Like Jeremiah, we can acknowledge that all these disparate feelings and realities can be true at the same time. We can try to hold them in tension, refusing to opt for the easy resolution offered by either triumphalism or apathy. It’s good to admit that we are part of something larger than ourselves. Thankfully, God’s faithfulness is greater than our complicity. While Lamentations models ambivalence, its core message is one of clear-eyed hope.
“My soul is downcast within me,” Jeremiah writes. “Yet this I call to mind and therefore I have hope: Because of the Lord’s great love we are not consumed, for his compassions never fail. They are new every morning; great is your faithfulness.”
History tells us that Jeremiah suffered with his people. He was not removed or raptured away to safety. He was not even among the remnant carried off to Babylon with the promise that their descendants would return.
Jeremiah died in exile without witnessing any clear resolution for the people of Israel. He died as he lived, in ambivalence—recognizing both what had been promised and what had yet to be fulfilled.

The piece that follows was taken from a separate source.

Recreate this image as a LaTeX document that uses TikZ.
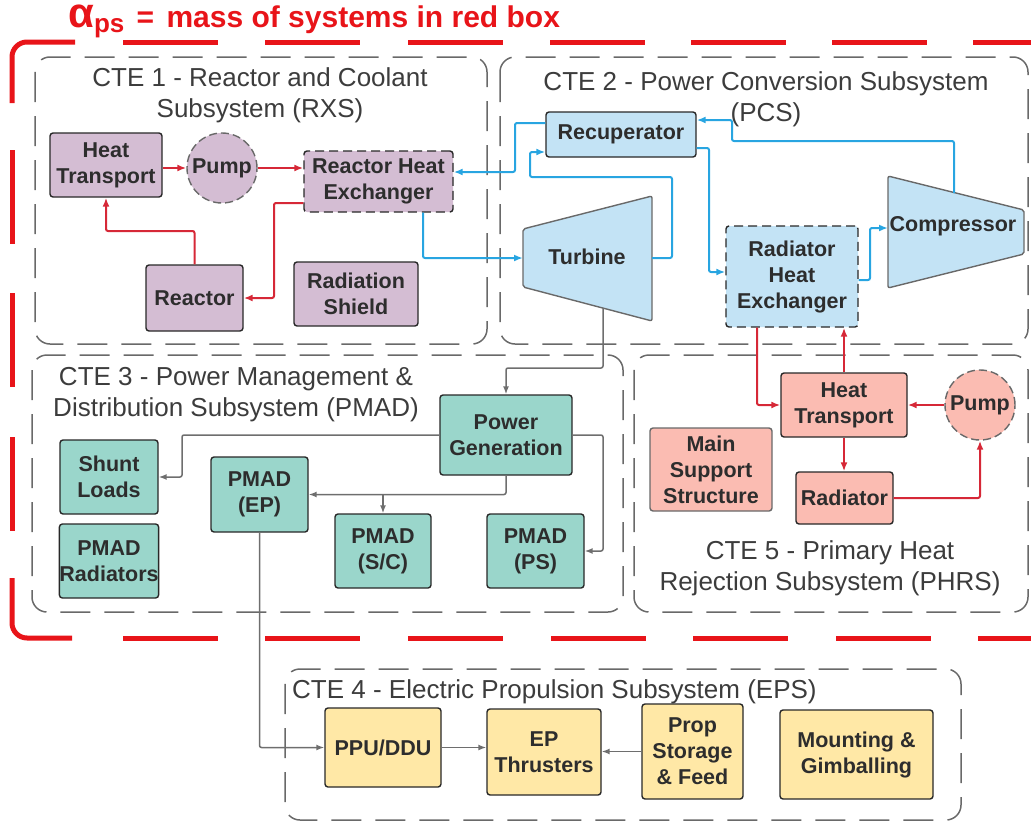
\documentclass[tikz,border=0pt]{standalone}
\usepackage{fontspec}
\setmainfont{Liberation Sans}
\usetikzlibrary{arrows.meta}

\begin{document}
\begin{tikzpicture}[x=1pt, y=-1pt, align=center,
    box/.style={draw=edgecol, line width=1.4pt, rounded corners=3pt, inner sep=0pt,
        text=textcol, font=\bfseries\fontsize{21.5}{26}\selectfont},
    rxsbox/.style={box, fill=rxsfill},
    pcsbox/.style={box, fill=pcsfill},
    pmadbox/.style={box, fill=pmadfill},
    epsbox/.style={box, fill=epsfill},
    phrsbox/.style={box, fill=phrsfill},
    dashbox/.style={dash pattern=on 9pt off 5pt},
    pumpnode/.style={circle, draw=groupcol, line width=1.4pt, dash pattern=on 8pt off 4pt,
        minimum size=70pt, inner sep=0pt, text=textcol, font=\bfseries\fontsize{21.5}{26}\selectfont},
    trapez/.style={fill=pcsfill, draw=groupcol, line width=1.4pt, rounded corners=2pt},
    framedash/.style={draw=framered, line width=5pt, rounded corners=15pt},
    group/.style={draw=groupcol, line width=1.5pt, dash pattern=on 30pt off 14pt, rounded corners=15pt},
    grouptitle/.style={text=titlecol, font=\fontsize{26}{31}\selectfont},
    redarrow/.style={draw=arrred, line width=2pt, -{Latex[length=9pt,width=7pt]}, rounded corners=2pt},
    bluearrow/.style={draw=arrblue, line width=2pt, -{Latex[length=9pt,width=7pt]}, rounded corners=2pt},
    grayarrow/.style={draw=arrgray, line width=1.5pt, -{Latex[length=8pt,width=6pt]}, rounded corners=2pt}
]

    % Farben
    \definecolor{rxsfill}{RGB}{212,189,211}
    \definecolor{pcsfill}{RGB}{195,227,245}
    \definecolor{pmadfill}{RGB}{154,214,203}
    \definecolor{epsfill}{RGB}{255,232,166}
    \definecolor{phrsfill}{RGB}{251,188,178}
    \definecolor{edgecol}{RGB}{40,40,40}
    \definecolor{textcol}{RGB}{45,45,45}
    \definecolor{titlecol}{RGB}{60,60,60}
    \definecolor{groupcol}{RGB}{105,105,105}
    \definecolor{arrred}{RGB}{214,40,55}
    \definecolor{arrblue}{RGB}{40,165,225}
    \definecolor{arrgray}{RGB}{110,110,110}
    \definecolor{framered}{RGB}{232,20,25}

    \useasboundingbox (0,0) rectangle (1031,822);

    % roter Rahmen (Striche einzeln)
    \draw[framedash] (75,42) -- (12,42) -- (12,103);
    \draw[framedash] (12,578) -- (12,638) -- (72,638);
    \foreach \x in {123,265,408,550,691,832,973}
        \draw[framedash] (\x,42) -- ++(95,0);
    \foreach \x in {123,265,408,551,693,836,978}
        \draw[framedash] (\x,638) -- ++(95,0);
    \foreach \y in {150,293,437}
        \draw[framedash] (12,\y) -- ++(0,94);
    \node[anchor=base west, text=framered, font=\bfseries, inner sep=0pt] (alpha) at (68,27.5)
        {{\fontsize{42}{42}\selectfont α}{\fontsize{26}{26}\selectfont\raisebox{-5pt}{ps}}%
        {\fontsize{30}{30}\selectfont\hspace{4pt} =\hspace{4pt} mass of systems in red box}};

    % Gruppen
    \draw[group] (35,57) rectangle (487,344);
    \draw[group] (500,57) rectangle (1028,344);
    \draw[group] (32,355) rectangle (623,612);
    \draw[group] (634,355) rectangle (1028,612);
    \draw[group] (285,669) rectangle (961,820);

    \node[grouptitle] (t1) at (260,95) {CTE 1 - Reactor and Coolant\\Subsystem (RXS)};
    \node[grouptitle] (t2) at (766,99) {CTE 2 - Power Conversion Subsystem\\(PCS)};
    \node[grouptitle] (t3) at (236,395) {CTE 3 - Power Management \&\\Distribution Subsystem (PMAD)};
    \node[grouptitle, anchor=west, inner sep=0pt] (t4) at (292,692) {CTE 4 - Electric Propulsion Subsystem (EPS)};
    \node[grouptitle] (t5) at (830,568) {CTE 5 - Primary Heat\\Rejection Subsystem (PHRS)};

    % CTE 1
    \node[rxsbox, minimum width=112, minimum height=64] (ht1) at (106,165) {Heat\\Transport};
    \node[pumpnode, fill=rxsfill] (pump1) at (222,168) {Pump};
    \node[rxsbox, dashbox, minimum width=149, minimum height=61] (rhx) at (378.5,181.5) {Reactor Heat\\Exchanger};
    \node[rxsbox, minimum width=97, minimum height=66] (reac) at (194.5,298) {Reactor};
    \node[rxsbox, minimum width=124, minimum height=64] (shield) at (356,294) {Radiation\\Shield};

    % CTE 2
    \node[pcsbox, minimum width=150, minimum height=45] (rec) at (621,134.5) {Recuperator};
    \draw[trapez] (523,229) -- (652,196) -- (652,321) -- (523,287) -- cycle;
    \node[text=textcol, font=\bfseries\fontsize{21.5}{26}\selectfont] (turb) at (587,257) {Turbine};
    \draw[trapez] (888,176) -- (1024,210) -- (1024,254) -- (888,288) -- cycle;
    \node[text=textcol, font=\bfseries\fontsize{21.5}{26}\selectfont, inner sep=0pt] (comp) at (953,226) {Compressor};
    \node[pcsbox, dashbox, minimum width=132, minimum height=101] (radhx) at (792,276.5) {Radiator\\Heat\\Exchanger};
    \coordinate (tin) at (523,258);
    \coordinate (tout) at (652,258);
    \coordinate (tbot) at (603,308);
    \coordinate (cin) at (888,228);
    \coordinate (ctop) at (954,193);

    % CTE 3
    \node[pmadbox, minimum width=132, minimum height=80] (pg) at (506,435) {Power\\Generation};
    \node[pmadbox, minimum width=98, minimum height=74] (shunt) at (109,477) {Shunt\\Loads};
    \node[pmadbox, minimum width=98, minimum height=74] (pmrad) at (109,561) {PMAD\\Radiators};
    \node[pmadbox, minimum width=97, minimum height=75] (pmep) at (259.5,494.5) {PMAD\\(EP)};
    \node[pmadbox, minimum width=96, minimum height=74] (pmsc) at (383,551) {PMAD\\(S/C)};
    \node[pmadbox, minimum width=97, minimum height=74] (pmps) at (535.5,551) {PMAD\\(PS)};
    \coordinate (jsc) at (pmsc.north |- pmep.east);

    % CTE 4
    \node[epsbox, minimum width=116, minimum height=79] (ppu) at (383,747.5) {PPU/DDU};
    \node[epsbox, minimum width=114, minimum height=86] (ept) at (544,752) {EP\\Thrusters};
    \node[epsbox, minimum width=101, minimum height=95] (prop) at (692.5,751.5) {Prop\\Storage\\\& Feed};
    \node[epsbox, minimum width=153, minimum height=89] (mount) at (856.5,754.5) {Mounting \&\\Gimballing};

    % CTE 5
    \node[phrsbox, minimum width=126, minimum height=64] (ht2) at (844,405) {Heat\\Transport};
    \node[pumpnode, fill=phrsfill] (pump2) at (980,405) {Pump};
    \node[phrsbox, draw=groupcol, minimum width=122, minimum height=83] (mss) at (711,469.5) {Main\\Support\\Structure};
    \node[phrsbox, minimum width=97, minimum height=52] (rad) at (844.5,498) {Radiator};

    % Pfeile rot
    \draw[redarrow] (ht1.east |- pump1.west) -- (pump1.west);
    \draw[redarrow] (pump1.east) -- (pump1.east -| rhx.west);
    \draw[redarrow] ([yshift=-21.5pt]rhx.west) -| (274,298) -- (reac.east);
    \draw[redarrow] (reac.north) |- (106,231) -- (ht1.south);
    \draw[redarrow] ([xshift=-35pt]radhx.south) |- (ht2.west);
    \draw[redarrow] (ht2.north) -- (ht2.north |- radhx.south);
    \draw[redarrow] (pump2.west) -- (ht2.east);
    \draw[redarrow] (ht2.south) -- (ht2.south |- rad.north);
    \draw[redarrow] (rad.east) -| (pump2.south);

    % Pfeile blau
    \draw[bluearrow] ([yshift=11.5pt]rec.west) -| (515,172) -- ([yshift=9.5pt]rhx.east);
    \draw[bluearrow] ([xshift=44.5pt]rhx.south) |- (tin);
    \draw[bluearrow] (tout) -| (672,177) -| (530,152) -- ([yshift=-17.5pt]rec.west);
    \draw[bluearrow] ([yshift=-13.5pt]rec.east) -| (709,272) -- ([yshift=4.5pt]radhx.west);
    \draw[bluearrow] ([yshift=-3.5pt]radhx.east) -| (870,228) -- (cin);
    \draw[bluearrow] (ctop) |- (732,141) |- ([yshift=14.5pt]rec.east);

    % Pfeile grau
    \draw[grayarrow] (tbot) |- (506,368) -- (pg.north);
    \draw[grayarrow] (pg.west) -| (182,477) -- (shunt.east);
    \draw[grayarrow] (pg.south) |- (pmep.east);
    \draw[grayarrow] (jsc) -- (pmsc.north);
    \draw[grayarrow] (pg.east) -| (603,551) -- (pmps.east);
    \draw[grayarrow] (pmep.south) |- (ppu.west);
    \draw[grayarrow] (ppu.east) -- (ppu.east -| ept.west);
    \draw[grayarrow] (prop.west) -- (prop.west -| ept.east);

\end{tikzpicture}
\end{document}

But he also died in hope. He died believing!
“The Lord is my portion;
therefore I will wait for him
The Lord is good to those whose hope is in him,
to the one who seeks him;
it is good to wait quietly
for the salvation of the Lord .”
Surprised by Paradox, Jen Pollock Michel writes,
“Allowing for paradox does not represent a weakened approach to theological understanding. On the contrary, it allows for a robust theology, one that is filled with the sort of awe that not only regards God as unimaginably wondrous but also awakens in us the desire… to see Him as He is.”
Wishing you a good start to this week as you may also wrestle with the paradox of our times with mixed feelings.